Image Credit: 20th Century Studios
Welcome to the latest edition of Weekend Watch, in which I recommend (or occasionally warn against) movies or TV shows I’ve been checking out. This week, James Cameron invites us back to Pandora. Follow James on Twitter: @jamwhite
If I were a betting man – and I’m not all that much, mostly Ghostbusters or James Bond-themed slot machines – I would never bet against James Cameron. He’s been counted out more than once, and still managed to make some of the most respected, beloved and, in a couple of cases, successful films in the world.
So even as the wags and the jokers claim that 2009’s Avatar had little lasting cultural impact and that no one cares about the sequel, which has taken 13 years to arrive, it’s best not to pre-judge anything he does.
The story picks up more than a decade after the first film and kicks off with an expositional montage catching us up with what Jake Sully (Sam Worthington) and Neytiri (Zoe Saldaña) have been doing since we last saw them in the first movie on the moon known as Pandora. They’ve been busy since Jake fell for Neytiri, began living life as an “Avatar” version of her native people and helped them see off the human interlopers who were strip-mining the world.
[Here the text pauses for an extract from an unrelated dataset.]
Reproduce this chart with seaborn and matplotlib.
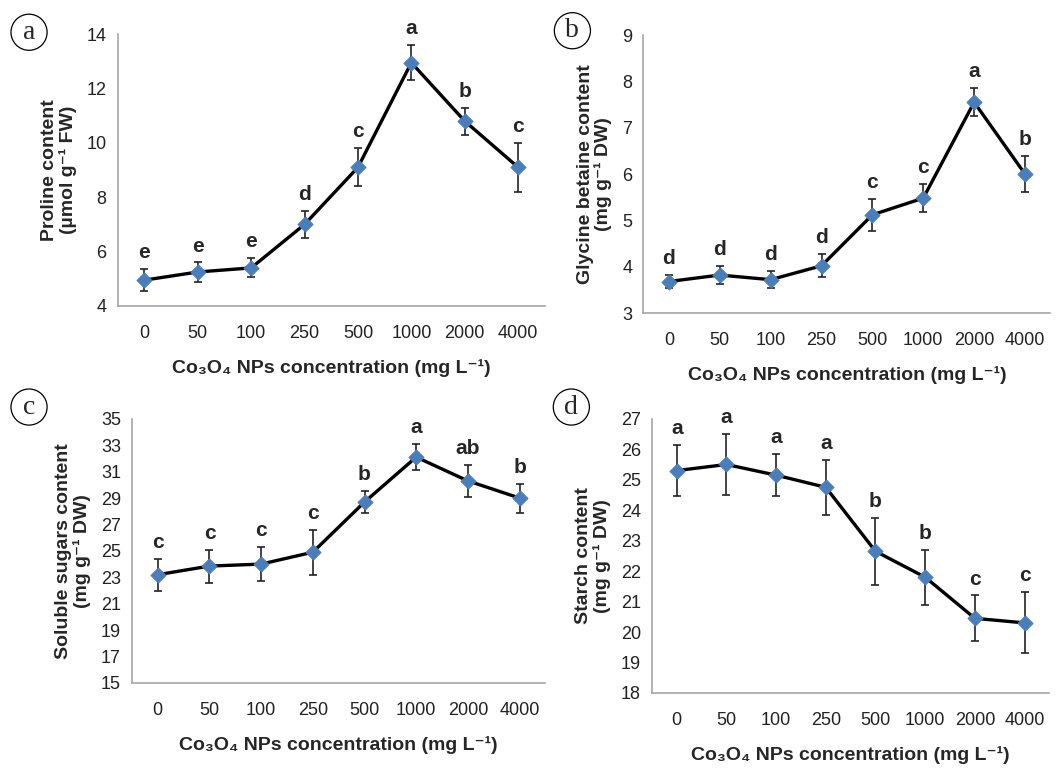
import numpy as np
import pandas as pd
import matplotlib
matplotlib.use("Agg")
import matplotlib.pyplot as plt
import seaborn as sns

# categories (x axis)
concentrations = ["0", "50", "100", "250", "500", "1000", "2000", "4000"]

# panel a: proline
proline = [4.95, 5.25, 5.4, 7.0, 9.1, 12.95, 10.8, 9.1]
proline_err = [0.4, 0.35, 0.35, 0.5, 0.7, 0.65, 0.5, 0.9]
proline_letters = ["e", "e", "e", "d", "c", "a", "b", "c"]

# panel b: glycine betaine
glycine = [3.68, 3.82, 3.72, 4.02, 5.12, 5.48, 7.55, 6.0]
glycine_err = [0.15, 0.2, 0.18, 0.25, 0.35, 0.3, 0.3, 0.38]
glycine_letters = ["d", "d", "d", "d", "c", "c", "a", "b"]

# panel c: soluble sugars
sugars = [23.2, 23.85, 24.0, 24.9, 28.7, 32.1, 30.3, 29.0]
sugars_err = [1.2, 1.25, 1.3, 1.7, 0.8, 1.0, 1.2, 1.1]
sugars_letters = ["c", "c", "c", "c", "b", "a", "ab", "b"]

# panel d: starch
starch = [25.3, 25.5, 25.15, 24.75, 22.65, 21.8, 20.45, 20.3]
starch_err = [0.85, 1.0, 0.7, 0.9, 1.1, 0.9, 0.75, 1.0]
starch_letters = ["a", "a", "a", "a", "b", "b", "c", "c"]

sns.set_style("white")
plt.rcParams["font.family"] = ["Liberation Sans", "DejaVu Sans"]

fig = plt.figure(figsize=(10.6, 7.68), dpi=100)

panels = [
    ("a", proline, proline_err, proline_letters,
     "Proline content\n(µmol g⁻¹ FW)", (4, 14), np.arange(4, 15, 2),
     [0.111, 0.6016, 0.403, 0.354]),
    ("b", glycine, glycine_err, glycine_letters,
     "Glycine betaine content\n(mg g⁻¹ DW)", (3, 9), np.arange(3, 10, 1),
     [0.607, 0.5924, 0.384, 0.362]),
    ("c", sugars, sugars_err, sugars_letters,
     "Soluble sugars content\n(mg g⁻¹ DW)", (15, 35), np.arange(15, 36, 2),
     [0.1245, 0.1107, 0.39, 0.344]),
    ("d", starch, starch_err, starch_letters,
     "Starch content\n(mg g⁻¹ DW)", (18, 27), np.arange(18, 28, 1),
     [0.615, 0.0977, 0.375, 0.357]),
]

label_pos = {"a": (0.0274, 0.958), "b": (0.540, 0.960), "c": (0.0274, 0.470), "d": (0.539, 0.470)}

for name, vals, errs, letters, ylabel, ylim, yticks, rect in panels:
    ax = fig.add_axes(rect)
    df = pd.DataFrame({"pos": np.arange(len(concentrations)), "value": vals, "err": errs})
    sns.lineplot(data=df, x="pos", y="value", ax=ax, color="black", linewidth=2.4, zorder=2)
    ax.errorbar(df["pos"], df["value"], yerr=df["err"], fmt="none", ecolor="#222222",
                elinewidth=1.2, capsize=3, capthick=1.2, zorder=3)
    sns.scatterplot(data=df, x="pos", y="value", ax=ax, marker="D", s=60,
                    color="#4A7EBB", edgecolor="#4A7EBB", zorder=4)
    # significance letters just above the error bar caps
    for p, v, e, l in zip(df["pos"], vals, errs, letters):
        ax.annotate(l, (p, v + e), xytext=(0, 5), textcoords="offset points",
                    ha="center", va="bottom", fontsize=15, fontweight="bold")

    ax.set_xlim(-0.5, len(concentrations) - 0.5)
    ax.set_ylim(*ylim)
    ax.set_yticks(yticks)
    ax.set_xticks(np.arange(len(concentrations)))
    ax.set_xticklabels(concentrations)
    ax.set_xticks(np.arange(-0.5, len(concentrations)), minor=True)
    ax.tick_params(axis="x", which="major", length=0, pad=14, labelsize=13, colors="#222222")
    ax.tick_params(axis="x", which="minor", length=5, color="#A6A6A6", direction="out")
    ax.tick_params(axis="y", length=5, color="#A6A6A6", labelsize=13, colors="#222222", pad=3)
    ax.tick_params(axis="y", direction="out")
    for s in ["top", "right"]:
        ax.spines[s].set_visible(False)
    for s in ["left", "bottom"]:
        ax.spines[s].set_color("#A6A6A6")
        ax.spines[s].set_linewidth(1.2)
    ax.set_xlabel("Co₃O₄ NPs concentration (mg L⁻¹)", fontsize=14, fontweight="bold", labelpad=12)
    ax.set_ylabel(ylabel, fontsize=14, fontweight="bold", labelpad=7, linespacing=1.05)

    lx, ly = label_pos[name]
    fig.text(lx, ly, name, fontsize=20, family=["Liberation Serif", "DejaVu Serif"],
             ha="center", va="center",
             bbox=dict(boxstyle="circle,pad=0.2", fc="white", ec="black", lw=0.9))

fig.savefig("out.png", dpi=100)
Our central pair has had a family, blended between their own hybrid teenage boys and young girl and a teen girl they adopted who was mysteriously birthed by the late Grace Augustine (Sigourney Weaver, who thanks to performance capture, plays the teen here). There’s also Spider (Jack Champion), a human kid left behind by his species’ retreat who was raised by the Na’vi-friendly scientists who stayed on Pandora but spends most of his time with Jake’s brood.
When the human forces return to Pandora and threaten the family’s forest-dwelling tribe, Jake and Neytiri take the kids and flee to sanctuary with the Metkayina clan, a water tribe led by Cliff Curtis’ Tonowari and Kate Winslet’s Ronal. It’s a naturally awkward fit at first, Jake and co. needing to adapt to the skills needed in water, which leads to drama between the two tribes, particularly the young ‘uns.
But that takes second position to the threat from Stephen Lang’s Colonel Miles Quaritch – who, despite dying in the first movie, is back as a “recombinant” (a dead human’s memories implanted into an Avatar), who is burning with a desire for revenge against Jake.
The stage is set, then, for another epic confrontation, though Cameron here chooses to keep things more intimate. Instead of waves of Na’vi dealing with masses of human troops and tech, it’s a smaller-scale conflict on two fronts: Quaritch’s grudge and the Avatar version of whalers, who are harvesting a precious raw material from sea creatures that the water tribe consider special.
Given his love of oceans (and deep diving), it’s hardly surprising that it would have seeped into his storytelling over time. Witness The Abyss or his sea-set documentaries. The Way Of Water dives deeply into the idea, presenting the waters of Pandora as a bioluminescent cornucopia of flora and fauna. Like the first film, the vistas and creatures are the movie’s big selling point, and the characters have also evolved, seeming ever more real. There are moments here that make seeing the film on the biggest screen possible a must.
Unfortunately, while the visuals remain some of the best in the business, the flaws of the first film are also magnified here. If Avatar followed a heroic narrative like it was keeping to a blueprint, the sequel expands out to bratty family dynamics and the cheesiest dialogue this side of a Ritz cracker ad.
Even having set up a writers’ room to figure out the sequels (The Way Of Water is also credited to Rick Jaffa and Amanda Silver), the script lags far behind the design and effects in the innovation stakes. You can certainly argue that Cameron is going for archetypal stories (and he still focuses on character, even if the narrative here is disappointingly bland). Still, while it’s enough of a foundation to support the astounding imagery, there are too many eye-rolling cliches to ignore completely.
Whether you dash out to see this in cinemas mostly depends on your feelings towards the first movie. But the spectacle alone is worth seeing. Event movies rarely come this big, but don’t expect everything to match that scale.
Avatar: The Way Of Water is in US and UK cinemas now.